[libre-riscv-dev] Instruction sorta-prefixes for easier high-register access

Thu Jan 31 06:08:45 GMT 2019

On Wed, Jan 30, 2019, 20:34 Luke Kenneth Casson Leighton <lkcl at lkcl.net
wrote:

> ok so i thought about the vlpN concept, and if the register-prefixing
> encodes scalar/vector already, then reserving '0b00 for "scalar" is
> redundant.  it would therefore be better to split out VL from
> predicate specs.
>
I disagree, having a combined field allows using the otherwise-reserved
predicate of "never" to encode other less common VL-multipliers.

predicate:
000: x0 (never)
001: pr1
010: pr2
011: pr3
100: ~x0 (always)
101: ~pr1
110: ~pr2
111: ~pr3

>
> there is however a small problem with VL multipliers: they break the
> Vectorisation Loop paradigm, turning it effectively into a SIMD-like
> one instead.

Not really, see following examples.

>
> i am slightly concerned that the templates for VL-based loops would
> need to be much more complex (less uniform), as the multipliers now
> need to be taken into account within the loop, on a per-instruction
> basis instead of a per-loop basis.
>
VL multipliers are basically embedding the short-length (1 to 4) SIMD
vectors used in Vulkan shaders into a VL-based vectorization loop.
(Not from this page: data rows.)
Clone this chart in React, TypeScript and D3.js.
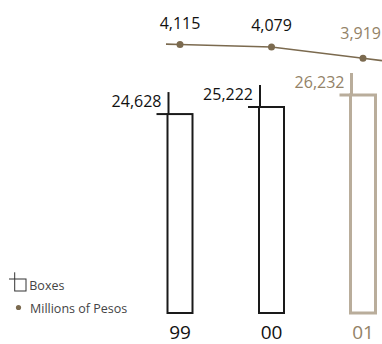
import React from "react";
import * as d3 from "d3";

const categories = ["99", "00", "01"];
const boxes = [24628, 25222, 26232];
const pesos = [4115, 4079, 3919];
const boxLabels = ["24,628", "25,222", "26,232"];
const pesoLabels = ["4,115", "4,079", "3,919"];

const W = 382;
const H = 344;
const FONT = "'Open Sans', sans-serif";
const BROWN = "#7b6a4f";
const TAN = "#b9ad9b";
const TAN_TEXT = "#938267";
const INK = "#111";

export default function App() {
  const x = d3.scalePoint<string>().domain(categories).range([180, 363]);
  const yBar = d3.scaleLinear().domain([7900, 26232]).range([313, 95]);
  const yLine = d3.scaleLinear().domain([3919, 4115]).range([58.3, 44.5]);
  const bw = 25;

  const pts: [number, number][] = categories.map((c, i) => [x(c)!, yLine(pesos[i])]);
  const first = pts[0], second = pts[1];
  const s0 = (second[1] - first[1]) / (second[0] - first[0]);
  const last = pts[pts.length - 1], prev = pts[pts.length - 2];
  const s1 = (last[1] - prev[1]) / (last[0] - prev[0]);
  const ext: [number, number][] = [
    [first[0] - 14, first[1] - 14 * s0],
    ...pts,
    [W, last[1] + (W - last[0]) * s1],
  ];
  const line = d3.line();

  return (
    <svg width={W} height={H} style={{ position: "absolute", left: 0, top: 0 }} fontFamily={FONT}>
      <rect width={W} height={H} fill="#fff" />
      {categories.map((c, i) => {
        const cx = x(c)!;
        const isLast = i === categories.length - 1;
        const col = isLast ? TAN : "#1a1a1a";
        const sw = isLast ? 3 : 2;
        const left = cx - bw / 2;
        const top = yBar(boxes[i]);
        const bottom = yBar.range()[0];
        return (
          <g key={c}>
            <rect x={left} y={top} width={bw} height={bottom - top} fill="none" stroke={col} strokeWidth={sw} />
            <line x1={left + 1} x2={left + 1} y1={top - 22} y2={top} stroke={col} strokeWidth={sw} />
            <line x1={left - 11} x2={left} y1={top} y2={top} stroke={col} strokeWidth={sw} />
            <text
              x={left - 6}
              y={top - 7.5}
              textAnchor="end"
              fontSize={16}
              fill={isLast ? TAN_TEXT : INK}
            >
              {boxLabels[i]}
            </text>
            <text x={cx} y={338.5} textAnchor="middle" fontSize={19} fill={isLast ? TAN_TEXT : INK}>
              {c}
            </text>
          </g>
        );
      })}
      <path d={line(ext)!} fill="none" stroke={BROWN} strokeWidth={1.6} />
      {pts.map((p, i) => {
        const isLast = i === pts.length - 1;
        return (
          <g key={i}>
            <circle cx={p[0]} cy={p[1]} r={3.5} fill={BROWN} />
            <text
              x={isLast ? W - 1 : p[0]}
              y={isLast ? p[1] - 19.3 : p[1] - 16}
              textAnchor={isLast ? "end" : "middle"}
              fontSize={16}
              fill={isLast ? TAN_TEXT : INK}
            >
              {pesoLabels[i]}
            </text>
          </g>
        );
      })}
      <g>
        <rect x={14.7} y={279} width={11.3} height={12} fill="none" stroke="#333" strokeWidth={1} />
        <line x1={14.7} x2={14.7} y1={272.3} y2={279} stroke="#333" strokeWidth={1} />
        <line x1={9} x2={14.7} y1={279} y2={279} stroke="#333" strokeWidth={1} />
        <text x={29.3} y={289.5} fontSize={12.5} fill="#444">Boxes</text>
        <circle cx={18.5} cy={307.5} r={2.6} fill={BROWN} />
        <text x={30} y={313} fontSize={12.5} fill="#444">Millions of Pesos</text>
      </g>
    </svg>
  );
}
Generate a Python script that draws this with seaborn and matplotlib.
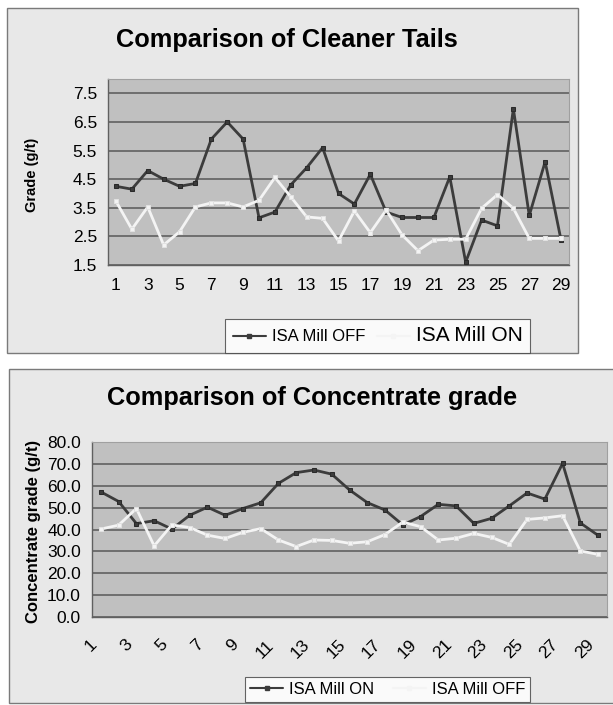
import matplotlib
matplotlib.use("Agg")
import matplotlib.pyplot as plt
import seaborn as sns
import pandas as pd
from matplotlib.patches import Rectangle
from matplotlib.lines import Line2D
from matplotlib.ticker import FixedLocator, FormatStrFormatter
from matplotlib.transforms import ScaledTranslation

# ---------------- data ----------------
samples = list(range(1, 30))
tick_labels = [str(i) for i in range(1, 30, 2)]

tails_off = [4.25, 4.15, 4.8, 4.5, 4.25, 4.35, 5.9, 6.5, 5.9, 3.15,
             3.35, 4.3, 4.9, 5.6, 4.0, 3.63, 4.67, 3.35, 3.16, 3.16,
             3.16, 4.58, 1.6, 3.07, 2.87, 6.96, 3.23, 5.11, 2.37]
tails_on = [3.73, 2.75, 3.53, 2.2, 2.66, 3.53, 3.67, 3.67, 3.53, 3.76,
            4.56, 3.88, 3.18, 3.13, 2.34, 3.39, 2.63, 3.42, 2.55, 2.0,
            2.37, 2.4, 2.4, 3.48, 3.96, 3.48, 2.43, 2.43, 2.43]

conc_on = [57.2, 52.8, 42.7, 44.0, 40.2, 46.5, 50.2, 46.5, 49.6, 52.2,
           61.1, 66.0, 67.2, 65.3, 58.1, 52.3, 48.9, 42.1, 45.9, 51.5,
           50.8, 42.8, 45.1, 50.8, 56.7, 53.9, 70.2, 43.0, 37.3]
conc_off = [40.2, 42.0, 49.6, 32.5, 42.1, 40.9, 37.4, 35.9, 38.7, 40.4,
            35.2, 32.2, 35.2, 35.0, 33.7, 34.4, 37.7, 43.4, 41.3, 35.2,
            36.0, 38.2, 36.4, 33.2, 44.6, 45.3, 46.3, 30.2, 28.6]

# ---------------- style ----------------
sns.set_style("white")
plt.rcParams['font.family'] = ['Liberation Sans', 'DejaVu Sans']
for k in ['text.color', 'axes.labelcolor', 'xtick.color', 'ytick.color']:
    plt.rcParams[k] = 'black'

W, H = 613, 705
fig = plt.figure(figsize=(W / 100, H / 100), dpi=100)
fig.patch.set_facecolor('white')


def fx(px):
    return px / W


def fy(py):
    return 1 - py / H


PANEL = '#E8E8E8'
PLOT = '#C0C0C0'
GRID = '#6E6E6E'
DARK = '#3C3C3C'
LIGHT = '#F4F4F4'

fig.patches.append(Rectangle((fx(7), fy(353)), (578 - 7) / W, (353 - 8) / H,
                             transform=fig.transFigure, facecolor=PANEL,
                             edgecolor='#7A7A7A', lw=1.0, zorder=-5))
fig.patches.append(Rectangle((fx(9), fy(703)), (720 - 9) / W, (703 - 369) / H,
                             transform=fig.transFigure, facecolor=PANEL,
                             edgecolor='#7A7A7A', lw=1.0, zorder=-5))


def style_axes(ax, ylim, yticks, fmt):
    ax.set_zorder(2)
    ax.set_facecolor(PLOT)
    ax.set_xlim(0.5, 29.5)
    ax.set_ylim(*ylim)
    ax.yaxis.set_major_locator(FixedLocator(yticks))
    ax.yaxis.set_major_formatter(FormatStrFormatter(fmt))
    ax.xaxis.set_major_locator(FixedLocator(list(range(1, 30, 2))))
    ax.set_xticklabels(tick_labels)
    ax.xaxis.set_minor_locator(FixedLocator([i + 0.5 for i in range(0, 30)]))
    ax.tick_params(axis='x', which='major', length=0)
    ax.tick_params(axis='x', which='minor', length=5, width=1, color='#606060', direction='out')
    ax.tick_params(axis='y', which='major', length=5, width=1, color='#606060', direction='out',
                   labelsize=12.5, pad=3)
    ax.yaxis.grid(True, color=GRID, lw=1.4)
    ax.xaxis.grid(False)
    ax.set_axisbelow(True)
    for s in ['top', 'right']:
        ax.spines[s].set_color('#A0A0A0')
        ax.spines[s].set_linewidth(0.8)
    for s in ['left', 'bottom']:
        ax.spines[s].set_color('#606060')
        ax.spines[s].set_linewidth(1.0)
    ax.set_xlabel('')


def style_legend(leg):
    leg.get_frame().set_facecolor('white')
    leg.get_frame().set_edgecolor('#404040')
    leg.get_frame().set_linewidth(0.8)


# ---------------- top chart ----------------
ax1 = fig.add_axes([fx(108), fy(265), 461 / W, 186 / H])
df_t = pd.DataFrame({'Sample': samples, 'OFF': tails_off, 'ON': tails_on})
sns.lineplot(data=df_t, x='Sample', y='OFF', ax=ax1, color=DARK, lw=2.0,
             marker='s', markersize=3.2, markeredgecolor='#2A2A2A', zorder=3)
sns.lineplot(data=df_t, x='Sample', y='ON', ax=ax1, color=LIGHT, lw=2.0,
             marker='s', markersize=3.0, markeredgecolor='#E2E2E2', zorder=3)
style_axes(ax1, (1.5, 8.0), [1.5, 2.5, 3.5, 4.5, 5.5, 6.5, 7.5], '%.1f')
ax1.tick_params(axis='x', which='major', labelsize=12.5, pad=9)
ax1.set_ylabel('')

fig.text(fx(287), fy(40), 'Comparison of Cleaner Tails', ha='center', va='center',
         fontsize=18.3, fontweight='bold')
fig.text(fx(32), fy(175), 'Grade (g/t)', ha='center', va='center', rotation=90,
         fontsize=10.5, fontweight='bold')

h_off = Line2D([], [], color=DARK, lw=1.5, marker='s', markersize=2.5)
h_on = Line2D([], [], color=LIGHT, lw=1.5, marker='s', markersize=2.5)
leg1 = fig.legend([h_off, h_on], ['ISA Mill OFF', 'ISA Mill ON'], loc='lower left',
                  bbox_to_anchor=(fx(225), fy(353)), ncol=2, frameon=True,
                  fontsize=12, handlelength=2.0, handletextpad=0.35, columnspacing=0.7,
                  borderpad=0.45, fancybox=False, borderaxespad=0)
style_legend(leg1)
leg1.get_texts()[1].set_fontsize(15)

# ---------------- bottom chart ----------------
ax2 = fig.add_axes([fx(92), fy(617), 515 / W, 175 / H])
df_c = pd.DataFrame({'Sample': samples, 'ON': conc_on, 'OFF': conc_off})
sns.lineplot(data=df_c, x='Sample', y='ON', ax=ax2, color=DARK, lw=2.0,
             marker='s', markersize=3.2, markeredgecolor='#2A2A2A', zorder=3)
sns.lineplot(data=df_c, x='Sample', y='OFF', ax=ax2, color=LIGHT, lw=2.0,
             marker='s', markersize=3.0, markeredgecolor='#E2E2E2', zorder=3)
style_axes(ax2, (0, 80), list(range(0, 90, 10)), '%.1f')
ax2.tick_params(axis='x', which='major', labelsize=12.5, pad=8)
ax2.set_ylabel('')
shift = ScaledTranslation(-0.12, -0.09, fig.dpi_scale_trans)
for tick in ax2.xaxis.get_major_ticks():
    lab = tick.label1
    lab.set_rotation(45)
    lab.set_ha('right')
    lab.set_va('top')
    lab.set_rotation_mode('anchor')
    lab.set_transform(lab.get_transform() + shift)

fig.text(fx(312), fy(398), 'Comparison of Concentrate grade', ha='center', va='center',
         fontsize=18.3, fontweight='bold')
fig.text(fx(34), fy(531), 'Concentrate grade (g/t)', ha='center', va='center', rotation=90,
         fontsize=12, fontweight='bold')

h_on2 = Line2D([], [], color=DARK, lw=1.5, marker='s', markersize=2.5)
h_off2 = Line2D([], [], color=LIGHT, lw=1.5, marker='s', markersize=2.5)
leg2 = fig.legend([h_on2, h_off2], ['ISA Mill ON', 'ISA Mill OFF'], loc='lower left',
                  bbox_to_anchor=(fx(245), fy(702)), ncol=2, frameon=True,
                  fontsize=12, handlelength=2.0, handletextpad=0.35, columnspacing=1.1,
                  borderpad=0.3, fancybox=False, borderaxespad=0)
style_legend(leg2)

fig.savefig('out.png', dpi=100)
With standard VL-based vectorization, the loop:
float a[], b[], c[], d[];
for(int i = 0; i < 1000; i++)
{
    a[i] = b[i] + c[i] * d[i];
}
vectorization produces:
for(int i = 0;;)
{
    VL = setvl(1000 - i);
    vecVL v = loadVL(&b[i]) + loadVL(&c[i]) * loadVL(&d[i]);
    storeVL(&a[i], v);
    i += VL;
}

With vl-multipliers, we can similarly vectorize the loop:
struct VertexIn
{
    vec3 position;
    vec3 normal;
    vec4 color; // rgba
};
struct VertexOut
{
    vec4 position; // xyzw
    vec4 color;
};
VertexIn vertexes_in[];
VertexOut vertexes_out[];
vec3 light_dir;
float ambient, diffuse;
for(int i = 0; i < 1000; i++)
{
    // calculate vertex colors using
    // lambert's cos model and fixed ambient brightness
    vec3 n = vertexes_in[i].normal;
    vec3 l = light_dir;
    float dot = n.x * l.x + n.y * l.y + n.z * l.z;
    float brightness = max(dot, 0.0) * diffuse + ambient;
    vec4 c = vertexes_in[i].color;
    c.rgb *= brightness;
    vertexes_out[i].color = c;
    // orthographic projection
    vertexes_out[i].position = vec4(vertexes_in[i].position, 1.0);
}

vectorization produces:
for(int i = 0;;)
{
    VL = setvl(1000 - i);
    vec3xVL n = load3xVL_strided(&vertexes_in[i].normal, sizeof(VertexIn));
    vec3 l = light_dir;
    vecVL dot = n.x * l.x + n.y * l.y + n.z * l.z;
    vecVL brightness = max(dot, 0.0) * diffuse + ambient;
    vec4xVL c = load4xVL_strided(&vertexes_in[i].color, sizeof(VertexIn));
    vec3xVL c_rgb = c.rgb;
    c_rgb *= brightness;
    c.rgb = c_rgb;
    store4xVL_strided(&vertexes_out[i].color, c, sizeof(VertexOut));
    vec4xVL p = 1.0;
    p.xyz = load3xVL_strided(&vertexes_in[i].position, sizeof(VertexIn));
    store4xVL_strided(&vertexes_out[i].position, p, sizeof(VertexOut));
    i += VL;
}

The vl-multipliers that Vulkan needs are 1, 2, 3, and 4.
The vl-multipliers that OpenCL needs are 1, 2, 3, 4, 8, and 16, though we
can probably get away with just 1 to 4 and use multiple vectors for 8 and
16.

So, hopefully, the examples I gave help show how vl-multipliers are
probably the most straightforward way to vectorize graphics code with
variable length vectors.

Jacob